Afroditi Panagiotakou, the director of culture at the Onassis Foundation, said that the lack of focus on contemporary culture in Greece was the reason for creating the Onassis Cultural Center. That building, with its two theaters and exhibition spaces, opened in 2011. “We were in an economic crisis and the Greek state simply didn’t have the means,” she said.
But successfully supporting contemporary art requires more than just money, she added. “Ultimately the people who change the scene are the artists themselves,” she said. “Our role is to support them, work with them, be there for them.”
Yatromanolakis said that the private foundations frequently worked closely with the state, citing the Stavros Niarchos Foundation Cultural Center, which houses the Greek National Opera and Ballet, and the Onassis Foundation’s funding for a new elevator for the Acropolis. “It’s not a competition,” he said.
He added that the most ambitious project on his agenda was labor and social reform for freelance artists, whose needs aren’t taken into account by current taxation and employment law. “If we don’t fix that, we won’t have the tools to enable culture professionals to live from their work,” he said. “There was nothing in place for contemporary culture, so you have to start from scratch,” Yatromanolakis added. “Despite all the horrible things the pandemic brought, I think we can use this as a turning point on how we do things.”

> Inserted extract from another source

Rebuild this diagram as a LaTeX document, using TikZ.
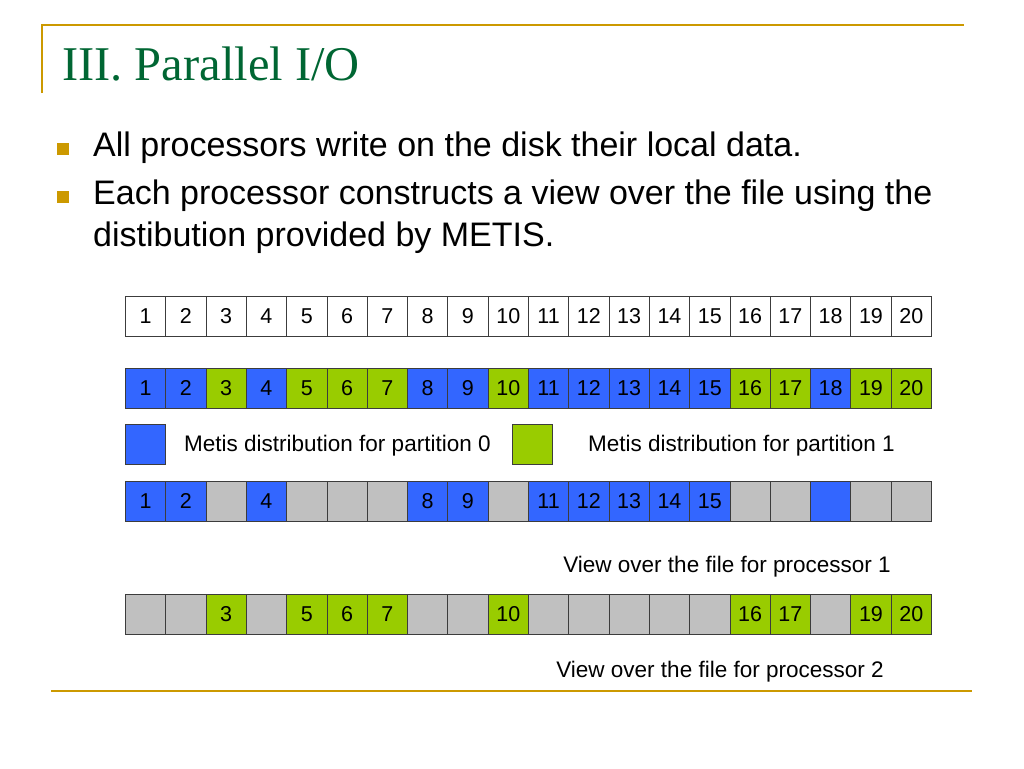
\documentclass[tikz,border=0pt]{standalone}
\usepackage{fontspec}
\setmainfont{Liberation Sans}
\newfontfamily\titlefont{Liberation Serif}
\definecolor{gold}{RGB}{204,153,0}
\definecolor{titlegreen}{RGB}{0,102,51}
\definecolor{pblue}{RGB}{51,102,255}
\definecolor{pgreen}{RGB}{153,204,0}
\definecolor{pgray}{RGB}{192,192,192}
\definecolor{edge}{RGB}{60,60,60}
\tikzset{
  cell/.style={draw=edge, line width=0.8pt, minimum width=40.3pt, minimum height=40pt, inner sep=0pt, anchor=north west, font=\fontsize{21.5}{24}\selectfont},
  bl/.style={cell, fill=pblue},
  gr/.style={cell, fill=pgreen},
  gy/.style={cell, fill=pgray},
  wh/.style={cell, fill=white},
  rule/.style={draw=gold, line width=2pt},
  bullet/.style={fill=gold, draw=none, minimum size=12pt, inner sep=0pt},
  bodytext/.style={anchor=base west, inner sep=0pt, font=\fontsize{34}{40}\selectfont},
  caption/.style={inner sep=0pt, font=\fontsize{22.5}{26}\selectfont}
}
\begin{document}
\begin{tikzpicture}[x=1pt,y=-1pt]
\useasboundingbox (0,0) rectangle (1024,768);
% frame rules
\coordinate (tl) at (42,25);
\coordinate (tr) at (964,25);
\coordinate (lb) at (42,93);
\coordinate (bl) at (51,691);
\coordinate (br) at (972,691);
\draw[rule] (lb) -- (tl) -- (tr);
\draw[rule] (bl) -- (br);
% title
\node[anchor=base west, inner sep=0pt, text=titlegreen, font=\titlefont\fontsize{48.5}{54}\selectfont] (title) at (62,81) {III. Parallel I/O};
% bullets
\node[bullet] (b1) at (63,149) {};
\node[bullet] (b2) at (63,197) {};
\node[bodytext] (t1) at (93,156) {All processors write on the disk their local data.};
\node[bodytext] (t2) at (93,204) {Each processor constructs a view over the file using the};
\node[bodytext] (t3) at (93,246) {distibution provided by METIS.};
% row 1: file
\foreach \i in {1,...,20} {
  \node[wh] (a\i) at ({125+(\i-1)*40.3},296) {\i};
}
% row 2: distribution
\foreach \i/\s in {1/bl,2/bl,3/gr,4/bl,5/gr,6/gr,7/gr,8/bl,9/bl,10/gr,11/bl,12/bl,13/bl,14/bl,15/bl,16/gr,17/gr,18/bl,19/gr,20/gr} {
  \node[\s] (d\i) at ({125+(\i-1)*40.3},368) {\i};
}
% legend
\node[bl] (lg0) at (125,424) {};
\node[caption, anchor=west] (lt0) at (184,446) {Metis distribution for partition 0};
\node[gr] (lg1) at (512,424) {};
\node[caption, anchor=west] (lt1) at (588,446) {Metis distribution for partition 1};
% row 3: view processor 1
\foreach \i/\s/\t in {1/bl/1,2/bl/2,3/gy/,4/bl/4,5/gy/,6/gy/,7/gy/,8/bl/8,9/bl/9,10/gy/,11/bl/11,12/bl/12,13/bl/13,14/bl/14,15/bl/15,16/gy/,17/gy/,18/bl/,19/gy/,20/gy/} {
  \node[\s] (p\i) at ({125+(\i-1)*40.3},481) {\t};
}
\node[caption] (v1) at (727,567) {View over the file for processor 1};
% row 4: view processor 2
\foreach \i/\s/\t in {1/gy/,2/gy/,3/gr/3,4/gy/,5/gr/5,6/gr/6,7/gr/7,8/gy/,9/gy/,10/gr/10,11/gy/,12/gy/,13/gy/,14/gy/,15/gy/,16/gr/16,17/gr/17,18/gy/,19/gr/19,20/gr/20} {
  \node[\s] (q\i) at ({125+(\i-1)*40.3},594) {\t};
}
\node[caption] (v2) at (720,672) {View over the file for processor 2};
\end{tikzpicture}
\end{document}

Athens might not have financial power, said Yio, the Biennale director, but with its influx of migrants and artists, it was a rising metropolis, “a counterbalance to the London-Paris-Berlin tripod.” Greeks, he added, have never had “a bourgeois understanding” of art. “Modernism was missed here, and we are now trying to make huge leaps,” he said. “We don’t have many of the systems and structures that other countries have. But this is a very positive thing, too, and part of what makes Athens so seductive. Everything is still possible in this place.”